Anyuta Blagovo is a character in Chekhov's story Moya zhizn’ (“My Life,” 1896). In his poem Viola tricolor (1921) VN mentions anyutiny glazki (the pansies) and ugryumoe marevo (the morose mirage) of our deserts:

 

Анютины глазки, весёлые глазки,
в угрюмое марево наших пустынь
глядите вы редко из ласковой сказки,
из мира забытых святынь...

 

Anyuta's eyes, the merry eyes of pansies,
from an affectionate fairy tale,
from the world of forgotten sacred places
you seldom look into the morose mirage of our deserts...

 

Chekhov is the author of Bab'ye tsarstvo ("A Woman's Kingdom," 1894) and Skripka Rotshil’da (“Rothschild’s Violin,” 1894). According to Vadim, spying had been his clystère de Tchékhov even before he married Iris Black (Vadim's first wife):

 

Brushing all my engagements aside, I surrendered again--after quite a few years of abstinence!--to the thrill of secret investigations. Spying had been my clystère de Tchékhov even before I married Iris Black whose later passion for working on an interminable detective tale had been sparked by this or that hint I must have dropped, like a passing bird's lustrous feather, in relation to my experience in the vast and misty field of the Service. In my little way I have been of some help to my betters. The tree, a blue-flowering ash, whose cortical wound I caught the two "diplomats," Tornikovski and Kalikakov, using for their correspondence, still stands, hardly scarred, on its hilltop above San Bernardino. But for structural economy I have omitted that entertaining strain from this story of love and prose.
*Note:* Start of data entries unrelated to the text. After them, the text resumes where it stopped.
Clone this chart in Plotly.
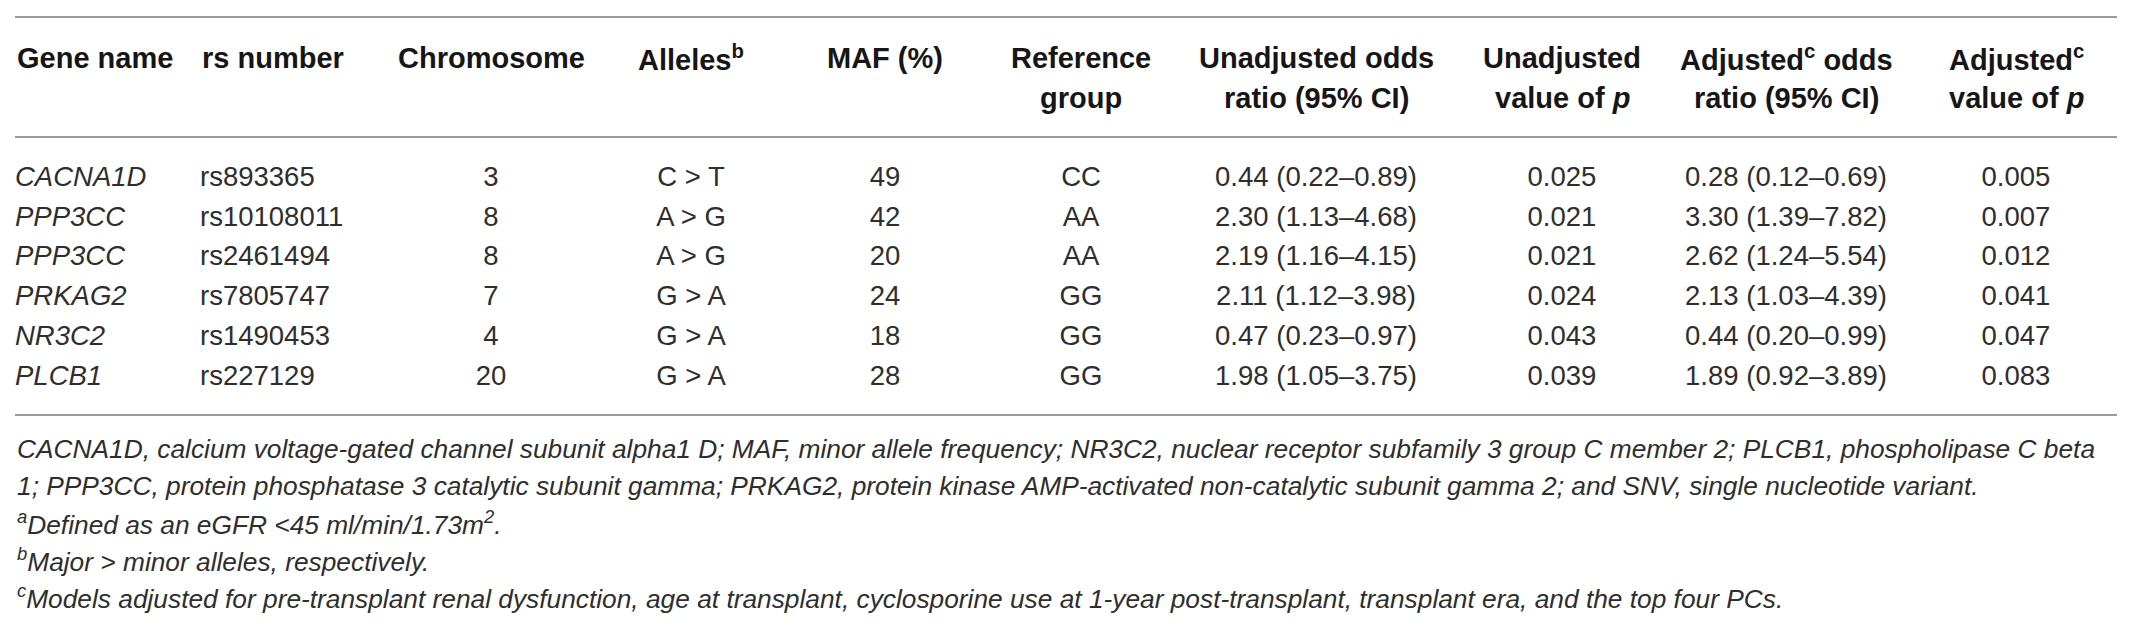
import plotly.graph_objects as go

# ---------------- data ----------------
genes = ["CACNA1D", "PPP3CC", "PPP3CC", "PRKAG2", "NR3C2", "PLCB1"]
rs_numbers = ["rs893365", "rs10108011", "rs2461494", "rs7805747", "rs1490453", "rs227129"]
chromosomes = [3, 8, 8, 7, 4, 20]
alleles = ["C > T", "A > G", "A > G", "G > A", "G > A", "G > A"]
maf_pct = [49, 42, 20, 24, 18, 28]
reference_group = ["CC", "AA", "AA", "GG", "GG", "GG"]
unadj_or = [0.44, 2.30, 2.19, 2.11, 0.47, 1.98]
unadj_lo = [0.22, 1.13, 1.16, 1.12, 0.23, 1.05]
unadj_hi = [0.89, 4.68, 4.15, 3.98, 0.97, 3.75]
unadj_p = [0.025, 0.021, 0.021, 0.024, 0.043, 0.039]
adj_or = [0.28, 3.30, 2.62, 2.13, 0.44, 1.89]
adj_lo = [0.12, 1.39, 1.24, 1.03, 0.20, 0.92]
adj_hi = [0.69, 7.82, 5.54, 4.39, 0.99, 3.89]
adj_p = [0.005, 0.007, 0.012, 0.041, 0.047, 0.083]

header_line1 = ["Gene name", "rs number", "Chromosome", "Alleles<sup>b</sup>", "MAF (%)",
                "Reference", "Unadjusted odds", "Unadjusted", "Adjusted<sup>c</sup> odds",
                "Adjusted<sup>c</sup>"]
header_line2 = ["", "", "", "", "", "group", "ratio (95% CI)", "value of <i>p</i>",
                "ratio (95% CI)", "value of <i>p</i>"]

footnotes = [
    "CACNA1D, calcium voltage-gated channel subunit alpha1 D; MAF, minor allele frequency; "
    "NR3C2, nuclear receptor subfamily 3 group C member 2; PLCB1, phospholipase C beta",
    "1; PPP3CC, protein phosphatase 3 catalytic subunit gamma; PRKAG2, protein kinase "
    "AMP-activated non-catalytic subunit gamma 2; and SNV, single nucleotide variant.",
    "<sup>a</sup>Defined as an eGFR &lt;45 ml/min/1.73m<sup>2</sup>.",
    "<sup>b</sup>Major &gt; minor alleles, respectively.",
    "<sup>c</sup>Models adjusted for pre-transplant renal dysfunction, age at transplant, "
    "cyclosporine use at 1-year post-transplant, transplant era, and the top four PCs.",
]

# ---------------- layout constants (pixels) ----------------
W, H = 2133, 627
col_x = [15, 200, 491, 691, 885, 1081, 1316, 1562, 1786, 2016]
col_left = [True, True, False, False, False, False, False, False, False, False]
row0, row_h = 179, 39.8
head_y1, head_y2 = 58, 98
rule_y = [17, 137, 415]
rule_x0, rule_x1 = 15, 2117
foot_y = [449, 486, 523, 560, 597]

BODY = "Liberation Sans"
body_size = 27.5
head_size = 29
foot_size = 26.3
txt_color = "#2e2e2e"

# ---------------- build cell strings ----------------
columns = [
    [f"<i>{g}</i>" for g in genes],
    rs_numbers,
    [str(c) for c in chromosomes],
    alleles,
    [str(m) for m in maf_pct],
    reference_group,
    [f"{o:.2f} ({l:.2f}–{h:.2f})" for o, l, h in zip(unadj_or, unadj_lo, unadj_hi)],
    [f"{p:.3f}" for p in unadj_p],
    [f"{o:.2f} ({l:.2f}–{h:.2f})" for o, l, h in zip(adj_or, adj_lo, adj_hi)],
    [f"{p:.3f}" for p in adj_p],
]

fig = go.Figure()
n_rows = len(genes)
row_y = [row0 + i * row_h for i in range(n_rows)]

for ci, col in enumerate(columns):
    fig.add_trace(go.Scatter(
        x=[col_x[ci]] * n_rows,
        y=row_y,
        mode="text",
        text=col,
        textposition="middle right" if col_left[ci] else "middle center",
        textfont=dict(family=BODY, size=body_size, color=txt_color),
        hoverinfo="skip",
        showlegend=False,
    ))

# header
for ci in range(len(header_line1)):
    for txt, yy in ((header_line1[ci], head_y1), (header_line2[ci], head_y2)):
        if not txt:
            continue
        fig.add_annotation(
            x=col_x[ci], y=yy, xref="x", yref="y",
            text=f"<b>{txt}</b>", showarrow=False,
            xanchor="left" if col_left[ci] else "center", yanchor="middle",
            font=dict(family=BODY, size=head_size, color="#161616"),
        )

# rules
for ry in rule_y:
    fig.add_shape(type="line", xref="x", yref="y", x0=rule_x0, x1=rule_x1, y0=ry, y1=ry,
                  line=dict(color="#9a9a9a", width=2))

# footnotes
for txt, fy in zip(footnotes, foot_y):
    fig.add_annotation(
        x=rule_x0, y=fy, xref="x", yref="y", text=f"<i>{txt}</i>", showarrow=False,
        xanchor="left", yanchor="middle",
        font=dict(family=BODY, size=foot_size, color=txt_color),
    )

fig.update_layout(
    width=W, height=H,
    margin=dict(l=0, r=0, t=0, b=0),
    paper_bgcolor="white", plot_bgcolor="white",
    xaxis=dict(range=[0, W], visible=False, fixedrange=True),
    yaxis=dict(range=[H, 0], visible=False, fixedrange=True),
    showlegend=False,
    hovermode=False,
)

fig.write_html("out.html", config={"displayModeBar": False, "staticPlot": True},
               post_script="document.body.style.margin='0px';")
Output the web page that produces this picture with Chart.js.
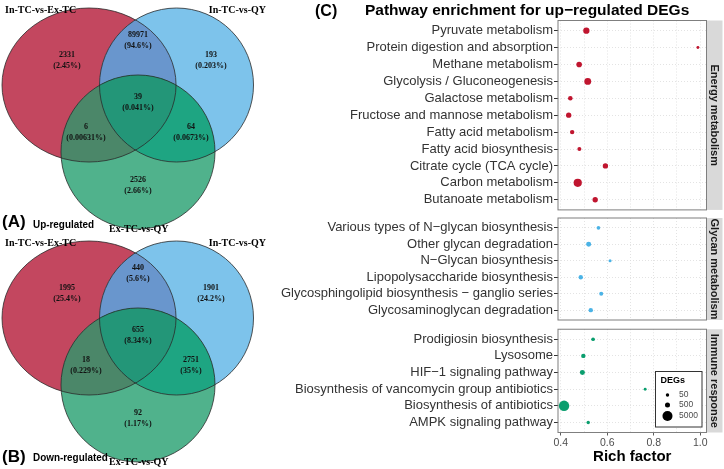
<!DOCTYPE html>
<html>
<head>
<meta charset="utf-8">
<script src="https://cdn.jsdelivr.net/npm/chart.js@4.4.1/dist/chart.umd.min.js"></script>
<style>
  body { margin: 0; width: 724px; height: 469px; position: relative; overflow: hidden; background: #fff; font-family: "Liberation Sans", Arial, sans-serif; }
  canvas { position: absolute; }
  .lbl { position: absolute; white-space: nowrap; color: #000; }
  .sub { transform: scaleX(0.9); transform-origin: left center; }
</style>
</head>
<body>
<canvas id="vennUp" width="270" height="236" style="left:0;top:0;width:270px;height:236px"></canvas>
<canvas id="vennDown" width="270" height="236" style="left:0;top:233px;width:270px;height:236px"></canvas>
<canvas id="pEnergy" width="484" height="214" style="left:240px;top:0;width:484px;height:214px"></canvas>
<canvas id="pGlycan" width="484" height="110" style="left:240px;top:214px;width:484px;height:110px"></canvas>
<canvas id="pImmune" width="484" height="145" style="left:240px;top:324px;width:484px;height:145px"></canvas>

<div class="lbl" style="left:2px;top:212px;line-height:20px;font-size:17px;font-weight:bold">(A)</div>
<div class="lbl sub" style="left:33px;top:214px;line-height:20px;font-size:11px;font-weight:bold">Up-regulated</div>
<div class="lbl" style="left:2px;top:447px;line-height:20px;font-size:17px;font-weight:bold">(B)</div>
<div class="lbl sub" style="left:33px;top:447px;line-height:20px;font-size:11px;font-weight:bold">Down-regulated</div>
<div class="lbl" style="left:315px;top:1px;line-height:20px;font-size:16px;font-weight:bold">(C)</div>
<div class="lbl" style="left:365px;top:0px;line-height:20px;font-size:15.5px;font-weight:bold">Pathway enrichment for up−regulated DEGs</div>

<script>
// Venn counts, region order: A only, A&B, B only, A&B&C, A&C, B&C, C only
const vennSets = ['In-TC-vs-Ex-TC', 'In-TC-vs-QY', 'Ex-TC-vs-QY'];
const upCounts = [2331, 89971, 193, 39, 6, 64, 2526];
const downCounts = [1995, 440, 1901, 655, 18, 2751, 92];

// Pathway enrichment
const energyPathways = ['Pyruvate metabolism', 'Protein digestion and absorption', 'Methane metabolism',
  'Glycolysis / Gluconeogenesis', 'Galactose metabolism', 'Fructose and mannose metabolism',
  'Fatty acid metabolism', 'Fatty acid biosynthesis', 'Citrate cycle (TCA cycle)',
  'Carbon metabolism', 'Butanoate metabolism'];
const energyRich = [0.51, 0.99, 0.479, 0.516, 0.441, 0.434, 0.449, 0.48, 0.592, 0.473, 0.548];
const energyDEGs = [1200, 3, 780, 1600, 330, 650, 270, 160, 650, 2800, 650];

const glycanPathways = ['Various types of N−glycan biosynthesis', 'Other glycan degradation',
  'N−Glycan biosynthesis', 'Lipopolysaccharide biosynthesis',
  'Glycosphingolipid biosynthesis − ganglio series', 'Glycosaminoglycan degradation'];
const glycanRich = [0.562, 0.52, 0.612, 0.486, 0.574, 0.529];
const glycanDEGs = [90, 480, 10, 270, 160, 270];

const immunePathways = ['Prodigiosin biosynthesis', 'Lysosome', 'HIF−1 signaling pathway',
  'Biosynthesis of vancomycin group antibiotics', 'Biosynthesis of antibiotics', 'AMPK signaling pathway'];
const immuneRich = [0.539, 0.497, 0.493, 0.763, 0.414, 0.518];
const immuneDEGs = [90, 270, 480, 6, 5600, 50];

const sizeLegend = [50, 500, 5000];
const xTicks = [0.4, 0.5, 0.6, 0.7, 0.8, 0.9, 1.0];
const xLabelled = [0.4, 0.6, 0.8, 1.0];

// ---- layout / style (not data) ----
const vennCircles = [
  { cx: -0.636, cy: 0.29, rx: 1.13, ry: 1.0 },
  { cx: 0.5, cy: 0.29, rx: 1.0, ry: 1.0 },
  { cx: 0, cy: -0.58, rx: 1.0, ry: 1.0 }
];
const regionAnchors = [[-0.922, 0.608], [0, 0.868], [0.948, 0.608], [0, 0.062], [-0.675, -0.321], [0.688, -0.321], [0, -1.016]];
const setAnchors = [[-1.727, 1.264, 'left'], [1.662, 1.264, 'right'], [0.01, -1.58, 'center']];
const vennColors = { a: '#c3475f', b: '#7dc3eb', c: '#50b28c', ab: '#6996cd', ac: '#4b8769', bc: '#1ea582', abc: '#239678' };

const degRadius = d => 1.35 + 0.052 * Math.sqrt(d);
const pct = (v, total) => Number((v / total * 100).toPrecision(3)).toString() + '%';

const vennPlugin = {
  id: 'venn',
  beforeDatasetsDraw(chart) {
    const { ctx, scales: { x, y } } = chart;
    const shape = c => {
      ctx.beginPath();
      ctx.ellipse(x.getPixelForValue(c.cx), y.getPixelForValue(c.cy),
        x.getPixelForValue(c.cx + c.rx) - x.getPixelForValue(c.cx),
        y.getPixelForValue(c.cy) - y.getPixelForValue(c.cy + c.ry), 0, 0, Math.PI * 2);
    };
    const [A, B, C] = vennCircles;
    const fillIn = (clips, c, color) => {
      ctx.save();
      clips.forEach(k => { shape(k); ctx.clip(); });
      shape(c); ctx.fillStyle = color; ctx.fill();
      ctx.restore();
    };
    fillIn([], A, vennColors.a);
    fillIn([], B, vennColors.b);
    fillIn([A], B, vennColors.ab);
    fillIn([], C, vennColors.c);
    fillIn([A], C, vennColors.ac);
    fillIn([B], C, vennColors.bc);
    fillIn([A, B], C, vennColors.abc);
    ctx.save();
    ctx.strokeStyle = '#2b2b2b';
    ctx.lineWidth = 0.8;
    vennCircles.forEach(c => { shape(c); ctx.stroke(); });
    ctx.restore();
  },
  afterDatasetsDraw(chart) {
    const { ctx, scales: { x, y } } = chart;
    const counts = chart.data.datasets[0].data.map(p => p.n);
    const total = counts.reduce((s, v) => s + v, 0);
    ctx.save();
    ctx.fillStyle = '#111';
    ctx.textAlign = 'center';
    ctx.textBaseline = 'middle';
    ctx.font = 'bold 8px "Liberation Serif"';
    chart.data.datasets[0].data.forEach(p => {
      const px = x.getPixelForValue(p.x), py = y.getPixelForValue(p.y);
      ctx.fillText(String(p.n), px, py - 5.5);
      ctx.fillText('(' + pct(p.n, total) + ')', px, py + 5.5);
    });
    ctx.font = 'bold 10px "Liberation Serif"';
    ctx.fillStyle = '#000';
    vennSets.forEach((s, i) => {
      const [ax, ay, al] = setAnchors[i];
      ctx.textAlign = al;
      ctx.fillText(s, x.getPixelForValue(ax), y.getPixelForValue(ay));
    });
    ctx.restore();
  }
};

function makeVenn(id, counts) {
  new Chart(document.getElementById(id), {
    type: 'scatter',
    data: { datasets: [{ data: counts.map((n, i) => ({ x: regionAnchors[i][0], y: regionAnchors[i][1], n })), pointRadius: 0 }] },
    options: {
      responsive: false, animation: false,
      layout: { padding: 0 },
      plugins: { legend: { display: false }, tooltip: { enabled: false } },
      scales: {
        x: { type: 'linear', min: -1.792, max: 1.714, display: false },
        y: { type: 'linear', min: -1.671, max: 1.394, display: false }
      }
    },
    plugins: [vennPlugin]
  });
}
makeVenn('vennUp', upCounts);
makeVenn('vennDown', downCounts);

// panel frame, facet strip and size legend
const panelFrame = {
  id: 'panelFrame',
  afterDraw(chart, args, opts) {
    const { ctx, chartArea: { left, top, right, bottom } } = chart;
    ctx.save();
    ctx.fillStyle = '#d9d9d9';
    ctx.fillRect(right, top, 16, bottom - top);
    ctx.strokeStyle = '#7f7f7f';
    ctx.lineWidth = 1;
    ctx.strokeRect(left, top, right - left, bottom - top);
    ctx.save();
    ctx.translate(right + 8, (top + bottom) / 2);
    ctx.rotate(Math.PI / 2);
    ctx.font = 'bold 11px "Liberation Sans"';
    ctx.fillStyle = '#1a1a1a';
    ctx.textAlign = 'center';
    ctx.textBaseline = 'middle';
    ctx.fillText(opts.text, 0, 0);
    ctx.restore();
    if (opts.legend) {
      const bx = right - 51, by = bottom - 61, bw = 46.5, bh = 55.5;
      ctx.fillStyle = '#fff';
      ctx.fillRect(bx, by, bw, bh);
      ctx.strokeStyle = '#333';
      ctx.strokeRect(bx, by, bw, bh);
      ctx.fillStyle = '#000';
      ctx.font = 'bold 9px "Liberation Sans"';
      ctx.textBaseline = 'middle';
      ctx.fillText('DEGs', bx + 5, by + 9.5);
      const rows = [23.5, 33.5, 44.5];
      ctx.font = '8.5px "Liberation Sans"';
      sizeLegend.forEach((v, i) => {
        ctx.fillStyle = '#000';
        ctx.beginPath();
        ctx.arc(bx + 12, by + rows[i], degRadius(v), 0, Math.PI * 2);
        ctx.fill();
        ctx.fillStyle = '#4d4d4d';
        ctx.fillText(String(v), bx + 23.5, by + rows[i]);
      });
    }
    ctx.restore();
  }
};

function makePanel(id, names, rich, degs, color, strip, pad, isBottom) {
  new Chart(document.getElementById(id), {
    type: 'scatter',
    data: {
      datasets: [{
        data: names.map((n, i) => ({ x: rich[i], y: i })),
        backgroundColor: color,
        borderWidth: 0,
        pointRadius: c => degRadius(degs[c.dataIndex])
      }]
    },
    options: {
      responsive: false, animation: false,
      layout: { padding: { left: 0, right: 17.5, top: pad[0], bottom: pad[1] } },
      plugins: { legend: { display: false }, tooltip: { enabled: false }, panelFrame: { text: strip, legend: isBottom } },
      scales: {
        x: {
          type: 'linear', min: 0.388, max: 1.027,
          afterBuildTicks: s => { s.ticks = xTicks.map(v => ({ value: v })); },
          afterFit: s => { s.height = isBottom ? 36.5 : 0; s.paddingLeft = 0; s.paddingRight = 0; },
          grid: {
            color: '#dcdcdc', lineWidth: 0.8, drawTicks: isBottom, tickLength: 3,
            tickColor: c => (c.tick && xLabelled.includes(Math.round(c.tick.value * 10) / 10)) ? '#333' : 'rgba(0,0,0,0)'
          },
          border: { display: false, dash: [1, 2] },
          ticks: {
            display: isBottom, autoSkip: false, maxRotation: 0, padding: 1,
            color: '#4d4d4d', font: { size: 10.5, family: 'Liberation Sans' },
            callback: v => xLabelled.includes(Math.round(v * 10) / 10) ? v.toFixed(1) : ''
          },
          title: {
            display: isBottom, text: 'Rich factor', color: '#000',
            font: { size: 15, weight: 'bold', family: 'Liberation Sans' },
            padding: { top: 0, bottom: 3 }
          }
        },
        y: {
          type: 'linear', reverse: true, min: -0.6, max: names.length - 0.4,
          afterBuildTicks: s => { s.ticks = names.map((n, i) => ({ value: i })); },
          afterFit: s => { s.width = 318; s.paddingTop = 0; s.paddingBottom = 0; },
          grid: { color: '#dcdcdc', lineWidth: 0.8, tickLength: 4, tickColor: '#333', tickWidth: 1 },
          border: { display: false, dash: [1, 2] },
          ticks: {
            padding: 1, color: '#333', autoSkip: false,
            font: { size: 13, family: 'Liberation Sans' },
            callback: v => names[v]
          }
        }
      }
    },
    plugins: [panelFrame]
  });
}

makePanel('pEnergy', energyPathways, energyRich, energyDEGs, '#c0152f', 'Energy metabolism', [20.5, 3], false);
makePanel('pGlycan', glycanPathways, glycanRich, glycanDEGs, '#4bb3e6', 'Glycan metabolism', [2.5, 1.5], false);
makePanel('pImmune', immunePathways, immuneRich, immuneDEGs, '#0a9e6e', 'Immune response', [3, 0], true);
</script>
</body>
</html>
Its existence, however, helped me now to ward off--for a while, at least--the madness and anguish of hopeless regret. (5.1)

 

A play on kal (excrement) and kakat' (to defecate), Kalikakov also brings to mind Kalinov, the setting of Ostrovski's play "The Thunderstorm." Clystère de Tchékhov is a play on violon d’Ingres (“a hobby”). In the first line of his poem Smychok i struny (“The Bow and the Strings”) Annenski mentions tyazhyolyi, tyomnyi bred (“heavy, dark delirium”):

 

Какой тяжёлый, тёмный бред!
Как эти выси мутно-лунны!
Касаться скрипки столько лет
И не узнать при свете струны!

 

What heavy, dark delirium!
What dim and moonlit heights!
To touch the violin for years
And not to know the strings by light!

 

“To touch the violin for years and not to know the strings by light!” Vadim never finds out that the three of his three or four successive wives are the daughters of Count Starov (a retired diplomat who seems to be Vadim’s real father). Vadim’s full name (that he forgets during his illness) seems to be Prince Vadim Vadimovich Yablonski. At the beginning of Blok’s play Roza i krest (“The Rose and the Cross,” 1912) Bertrand mentions yabloni staryi stvol (the old trunk of an apple tree). One of Annenski’s poems begins Pod yablon’koy, pod vishneyu… (“Under the apple tree, under the cherry tree”). Chekhov is the author of Vishnyovyi sad (“The Cherry Orchard," 1904).